Infinity is only a theory after all.

So is 1.

I thought I ate 1 grape earlier this evening. Goddamn free particles! One got away!



Errr...I mean "1" got away...

[TheProwler]

Agreed, this isn't a matter of opinion - you'll find it in plenty of text books etc.

I would like you to list ANY text book, edition, and page number that claims .99999 = 1.

It's normally referred to on Page 9.9999recurring.



(just turn to Page 10)

[TheProwler]

Agreed, this isn't a matter of opinion - you'll find it in plenty of text books etc.

I would like you to list ANY text book, edition, and page number that claims .99999 = 1.

nope, i found one. I am an idiot

I still disagree because I found the same problem with this proof. Two numbers are considered equal if their difference is 0.
If you try and take 1 and subtract .999.... you never get an answer. It repeats forever and will never stop, therefore you will never get a difference but you never get 0 either.

You are trying to solve for a solution for an unbounded equation, which gives you a theory as to what it is, not what it actually is. I have found what you are talking about, but they still "assign to the notation "0.999…" is defined to be the real number which is the limit of the convergent sequence (0.9, 0.99, 0.999, 0.9999, …)." The limit of a convergent sequence never reachs its limit. it only gets infinteciamly closer to it.

I still believe the key here is convergence, asymptotes, and limits.

And this brings up an interesting thought....

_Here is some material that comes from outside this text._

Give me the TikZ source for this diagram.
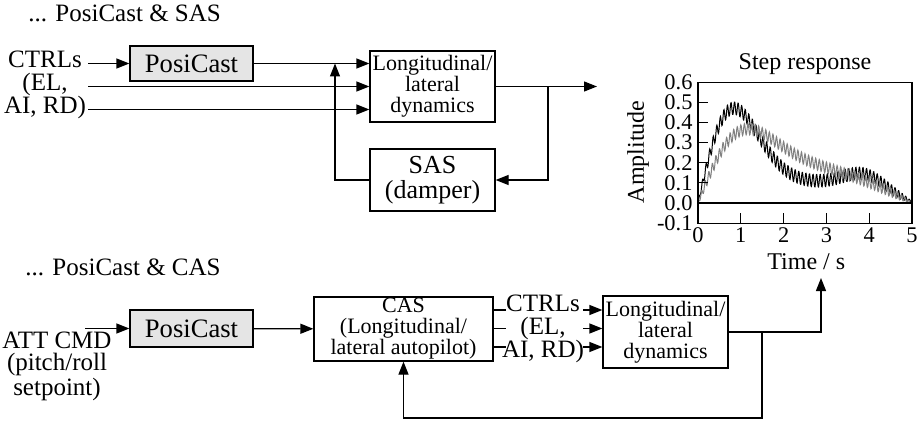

Once an idiot, not always an idiot.

To the head of the class for you too!

[TheProwler]

A law of mathmatics is: If you take a finite number and subtract an infinte number you get another infinte number.

Like if you take 1 (finite)-.333333...(infinite).... = .6666.....(infinte)

If you take 1 - .999999 you do not get 0, because 0 is finite, you get 0.000000.... which is infinite.

Oh oh, you found a law of mathematics that contradicts a text book.

Is there a mathematical lawyer in the house?